Data items:
>> Begin

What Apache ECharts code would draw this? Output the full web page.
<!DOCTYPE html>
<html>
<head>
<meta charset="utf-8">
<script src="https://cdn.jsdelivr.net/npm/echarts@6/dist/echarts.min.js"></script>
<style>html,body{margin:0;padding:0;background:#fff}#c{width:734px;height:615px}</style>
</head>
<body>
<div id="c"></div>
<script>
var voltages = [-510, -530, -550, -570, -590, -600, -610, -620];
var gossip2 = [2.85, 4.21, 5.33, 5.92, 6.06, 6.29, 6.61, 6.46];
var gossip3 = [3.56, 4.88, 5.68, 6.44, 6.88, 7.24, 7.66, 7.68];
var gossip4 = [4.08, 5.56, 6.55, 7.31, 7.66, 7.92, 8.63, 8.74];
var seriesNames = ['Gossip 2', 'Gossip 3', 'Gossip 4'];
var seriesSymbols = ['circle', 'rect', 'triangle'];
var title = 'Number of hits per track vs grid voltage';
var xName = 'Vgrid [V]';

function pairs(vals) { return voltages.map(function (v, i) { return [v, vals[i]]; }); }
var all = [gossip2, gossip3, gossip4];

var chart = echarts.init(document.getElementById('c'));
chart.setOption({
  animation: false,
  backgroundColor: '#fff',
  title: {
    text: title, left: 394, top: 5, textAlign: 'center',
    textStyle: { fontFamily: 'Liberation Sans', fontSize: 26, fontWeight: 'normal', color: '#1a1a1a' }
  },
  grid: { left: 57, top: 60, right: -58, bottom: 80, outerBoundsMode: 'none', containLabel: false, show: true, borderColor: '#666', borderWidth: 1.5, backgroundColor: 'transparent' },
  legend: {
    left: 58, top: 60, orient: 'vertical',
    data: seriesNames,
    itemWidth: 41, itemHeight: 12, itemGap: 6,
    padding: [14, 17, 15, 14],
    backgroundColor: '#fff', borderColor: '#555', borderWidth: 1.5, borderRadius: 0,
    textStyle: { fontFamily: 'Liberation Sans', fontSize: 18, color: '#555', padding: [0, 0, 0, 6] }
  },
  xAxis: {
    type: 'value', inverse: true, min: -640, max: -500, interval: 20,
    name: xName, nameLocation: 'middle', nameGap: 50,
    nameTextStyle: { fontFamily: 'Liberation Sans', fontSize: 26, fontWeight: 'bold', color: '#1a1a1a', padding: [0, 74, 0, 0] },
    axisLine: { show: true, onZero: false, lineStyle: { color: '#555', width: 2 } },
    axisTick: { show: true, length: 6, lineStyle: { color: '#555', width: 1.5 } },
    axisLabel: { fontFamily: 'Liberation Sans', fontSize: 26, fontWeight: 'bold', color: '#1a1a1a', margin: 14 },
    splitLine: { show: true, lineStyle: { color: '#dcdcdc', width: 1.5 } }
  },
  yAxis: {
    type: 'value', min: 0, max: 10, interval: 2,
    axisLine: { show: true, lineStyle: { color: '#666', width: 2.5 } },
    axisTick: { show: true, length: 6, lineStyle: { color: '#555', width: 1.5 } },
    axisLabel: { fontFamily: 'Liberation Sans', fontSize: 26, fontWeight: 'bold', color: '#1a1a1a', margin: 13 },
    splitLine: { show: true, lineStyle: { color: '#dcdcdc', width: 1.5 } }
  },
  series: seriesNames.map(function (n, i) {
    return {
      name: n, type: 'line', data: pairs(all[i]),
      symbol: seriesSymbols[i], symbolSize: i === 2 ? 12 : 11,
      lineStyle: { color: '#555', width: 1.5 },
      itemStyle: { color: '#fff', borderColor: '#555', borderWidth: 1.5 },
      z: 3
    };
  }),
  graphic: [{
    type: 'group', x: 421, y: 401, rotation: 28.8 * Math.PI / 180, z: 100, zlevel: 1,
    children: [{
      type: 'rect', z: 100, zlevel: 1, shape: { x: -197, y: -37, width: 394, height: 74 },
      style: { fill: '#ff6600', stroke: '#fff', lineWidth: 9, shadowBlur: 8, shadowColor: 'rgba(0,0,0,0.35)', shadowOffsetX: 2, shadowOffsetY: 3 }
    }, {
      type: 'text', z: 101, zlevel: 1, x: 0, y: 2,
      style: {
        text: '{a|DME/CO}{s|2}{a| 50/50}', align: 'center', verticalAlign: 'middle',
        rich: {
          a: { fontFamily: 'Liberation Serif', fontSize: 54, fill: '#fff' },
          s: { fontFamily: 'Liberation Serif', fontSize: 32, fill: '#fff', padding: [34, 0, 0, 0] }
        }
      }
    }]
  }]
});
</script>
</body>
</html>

>> End
>> Begin

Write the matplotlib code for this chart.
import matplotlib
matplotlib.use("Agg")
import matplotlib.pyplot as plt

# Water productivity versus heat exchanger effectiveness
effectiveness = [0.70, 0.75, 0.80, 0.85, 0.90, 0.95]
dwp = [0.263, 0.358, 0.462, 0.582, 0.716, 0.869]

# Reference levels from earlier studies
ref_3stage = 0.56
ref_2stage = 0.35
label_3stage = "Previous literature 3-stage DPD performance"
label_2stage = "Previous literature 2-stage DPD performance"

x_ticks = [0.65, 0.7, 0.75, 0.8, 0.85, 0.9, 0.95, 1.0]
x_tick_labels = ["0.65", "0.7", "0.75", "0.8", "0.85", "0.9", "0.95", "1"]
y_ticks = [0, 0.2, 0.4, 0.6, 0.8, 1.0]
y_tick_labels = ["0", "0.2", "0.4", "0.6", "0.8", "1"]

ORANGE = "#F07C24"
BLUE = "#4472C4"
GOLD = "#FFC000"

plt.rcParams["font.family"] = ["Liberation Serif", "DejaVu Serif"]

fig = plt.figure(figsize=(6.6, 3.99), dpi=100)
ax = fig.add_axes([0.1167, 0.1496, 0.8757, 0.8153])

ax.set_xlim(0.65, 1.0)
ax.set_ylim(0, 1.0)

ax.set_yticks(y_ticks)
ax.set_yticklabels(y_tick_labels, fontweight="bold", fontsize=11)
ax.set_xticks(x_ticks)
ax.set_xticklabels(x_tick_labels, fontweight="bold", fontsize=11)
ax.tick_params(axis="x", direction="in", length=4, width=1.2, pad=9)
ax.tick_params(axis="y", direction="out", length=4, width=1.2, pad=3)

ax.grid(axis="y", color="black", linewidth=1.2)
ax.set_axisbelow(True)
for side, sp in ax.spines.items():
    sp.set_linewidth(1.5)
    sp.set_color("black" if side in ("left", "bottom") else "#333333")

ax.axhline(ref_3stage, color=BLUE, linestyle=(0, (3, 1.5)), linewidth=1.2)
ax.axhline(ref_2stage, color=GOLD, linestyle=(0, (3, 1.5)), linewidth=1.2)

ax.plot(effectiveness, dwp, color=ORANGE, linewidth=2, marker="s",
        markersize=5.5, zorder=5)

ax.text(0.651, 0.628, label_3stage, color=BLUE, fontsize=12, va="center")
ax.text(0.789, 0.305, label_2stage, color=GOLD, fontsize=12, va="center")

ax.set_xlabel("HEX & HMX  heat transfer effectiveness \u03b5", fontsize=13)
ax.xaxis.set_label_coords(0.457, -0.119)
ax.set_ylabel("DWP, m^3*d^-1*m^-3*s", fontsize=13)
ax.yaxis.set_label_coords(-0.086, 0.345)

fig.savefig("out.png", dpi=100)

>> End

* THE EXERCISE:
Begin with the line that has "What Apache ECharts" in the listing above and end after the line that has "var all = [gossip2, gossip3, gossip4];"; output those lines exactly.

* ANSWER BELOW:
What Apache ECharts code would draw this? Output the full web page.
<!DOCTYPE html>
<html>
<head>
<meta charset="utf-8">
<script src="https://cdn.jsdelivr.net/npm/echarts@6/dist/echarts.min.js"></script>
<style>html,body{margin:0;padding:0;background:#fff}#c{width:734px;height:615px}</style>
</head>
<body>
<div id="c"></div>
<script>
var voltages = [-510, -530, -550, -570, -590, -600, -610, -620];
var gossip2 = [2.85, 4.21, 5.33, 5.92, 6.06, 6.29, 6.61, 6.46];
var gossip3 = [3.56, 4.88, 5.68, 6.44, 6.88, 7.24, 7.66, 7.68];
var gossip4 = [4.08, 5.56, 6.55, 7.31, 7.66, 7.92, 8.63, 8.74];
var seriesNames = ['Gossip 2', 'Gossip 3', 'Gossip 4'];
var seriesSymbols = ['circle', 'rect', 'triangle'];
var title = 'Number of hits per track vs grid voltage';
var xName = 'Vgrid [V]';

function pairs(vals) { return voltages.map(function (v, i) { return [v, vals[i]]; }); }
var all = [gossip2, gossip3, gossip4];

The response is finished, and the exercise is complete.